Check each line of the entries below for the string "that"; copy every line where it appears.

## RECORD EXCERPTS
* START *

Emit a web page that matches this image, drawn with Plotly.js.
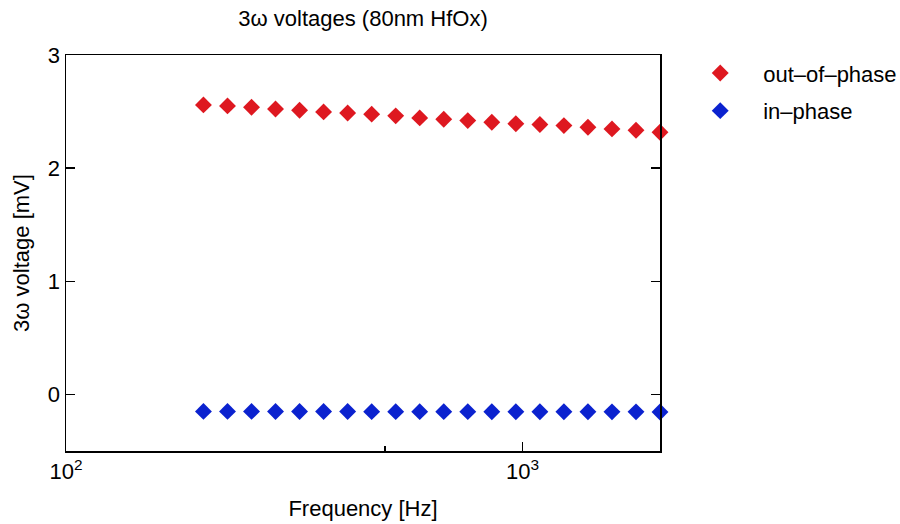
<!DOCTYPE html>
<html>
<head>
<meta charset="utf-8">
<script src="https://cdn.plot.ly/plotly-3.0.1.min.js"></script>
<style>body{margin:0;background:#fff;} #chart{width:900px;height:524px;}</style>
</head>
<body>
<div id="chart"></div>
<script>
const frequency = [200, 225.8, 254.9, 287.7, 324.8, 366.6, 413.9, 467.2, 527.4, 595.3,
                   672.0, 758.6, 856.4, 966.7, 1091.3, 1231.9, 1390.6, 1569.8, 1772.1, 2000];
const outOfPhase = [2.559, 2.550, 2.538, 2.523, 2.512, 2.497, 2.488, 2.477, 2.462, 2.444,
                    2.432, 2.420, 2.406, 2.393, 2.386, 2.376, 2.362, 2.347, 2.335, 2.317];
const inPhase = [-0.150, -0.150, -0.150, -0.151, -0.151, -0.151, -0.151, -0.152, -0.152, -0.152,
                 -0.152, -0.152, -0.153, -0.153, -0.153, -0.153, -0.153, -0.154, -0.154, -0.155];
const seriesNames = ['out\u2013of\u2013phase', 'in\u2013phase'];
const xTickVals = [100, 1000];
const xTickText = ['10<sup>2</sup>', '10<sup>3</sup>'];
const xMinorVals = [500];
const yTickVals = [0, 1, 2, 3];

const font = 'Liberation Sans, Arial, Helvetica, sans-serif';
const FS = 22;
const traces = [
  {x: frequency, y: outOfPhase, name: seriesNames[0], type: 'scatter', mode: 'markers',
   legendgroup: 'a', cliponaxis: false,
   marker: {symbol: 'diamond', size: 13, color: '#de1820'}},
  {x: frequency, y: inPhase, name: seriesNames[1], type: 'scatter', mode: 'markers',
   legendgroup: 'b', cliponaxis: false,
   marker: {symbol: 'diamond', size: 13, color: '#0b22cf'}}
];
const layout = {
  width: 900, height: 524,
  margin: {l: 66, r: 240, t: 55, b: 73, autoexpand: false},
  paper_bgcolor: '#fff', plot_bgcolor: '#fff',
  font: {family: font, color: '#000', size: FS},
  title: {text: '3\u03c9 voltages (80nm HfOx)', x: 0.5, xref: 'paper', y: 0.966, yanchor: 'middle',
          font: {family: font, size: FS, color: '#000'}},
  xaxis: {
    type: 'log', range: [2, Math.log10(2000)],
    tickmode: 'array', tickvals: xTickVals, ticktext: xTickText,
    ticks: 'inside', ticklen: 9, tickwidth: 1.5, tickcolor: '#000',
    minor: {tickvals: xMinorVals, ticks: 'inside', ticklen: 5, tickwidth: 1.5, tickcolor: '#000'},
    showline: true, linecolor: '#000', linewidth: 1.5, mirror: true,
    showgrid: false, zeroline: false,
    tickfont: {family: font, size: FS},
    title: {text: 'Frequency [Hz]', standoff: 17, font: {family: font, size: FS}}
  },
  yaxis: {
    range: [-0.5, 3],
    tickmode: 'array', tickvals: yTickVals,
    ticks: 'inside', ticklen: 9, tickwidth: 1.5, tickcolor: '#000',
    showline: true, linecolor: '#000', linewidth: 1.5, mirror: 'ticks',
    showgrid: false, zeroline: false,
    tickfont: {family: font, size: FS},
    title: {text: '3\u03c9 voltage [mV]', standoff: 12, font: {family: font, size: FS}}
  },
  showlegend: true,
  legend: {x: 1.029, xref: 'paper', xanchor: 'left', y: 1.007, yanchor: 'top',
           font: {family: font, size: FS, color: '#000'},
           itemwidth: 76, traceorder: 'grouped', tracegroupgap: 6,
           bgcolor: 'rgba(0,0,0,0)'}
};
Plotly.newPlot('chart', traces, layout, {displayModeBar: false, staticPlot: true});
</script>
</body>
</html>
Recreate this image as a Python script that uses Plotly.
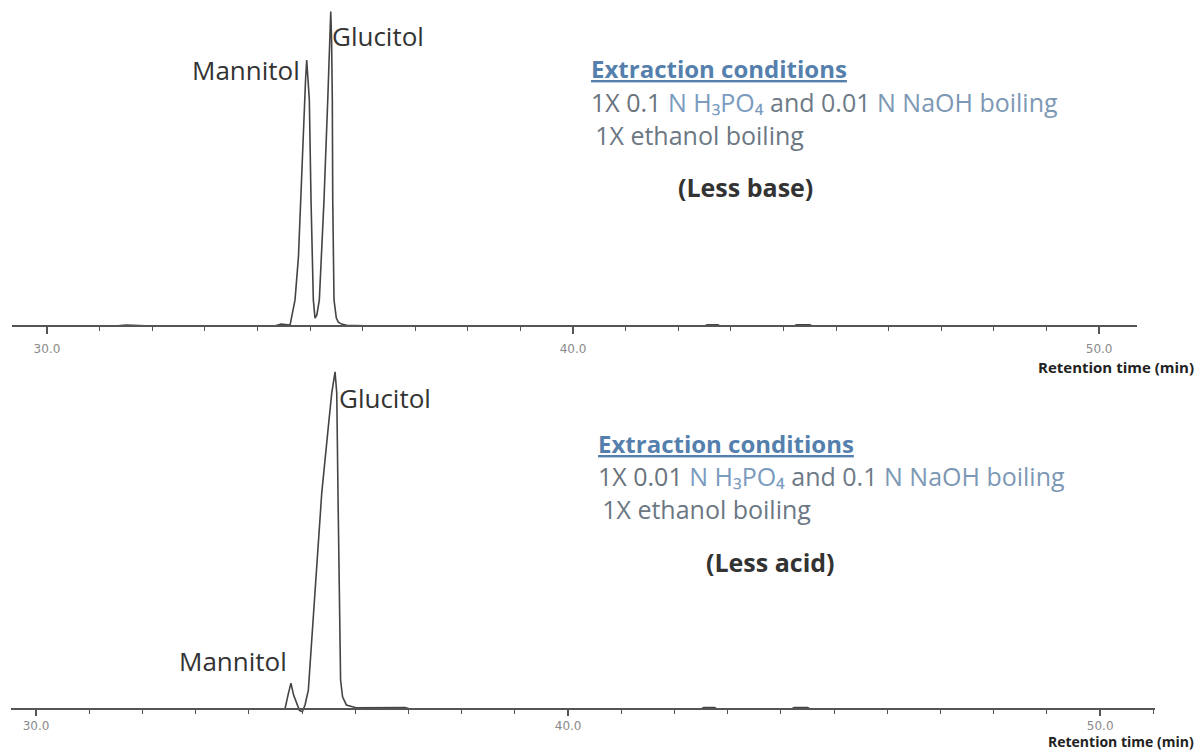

* END *

## RESULT
Emit a web page that matches this image, drawn with Plotly.js.
Recreate this image as a Python script that uses Plotly.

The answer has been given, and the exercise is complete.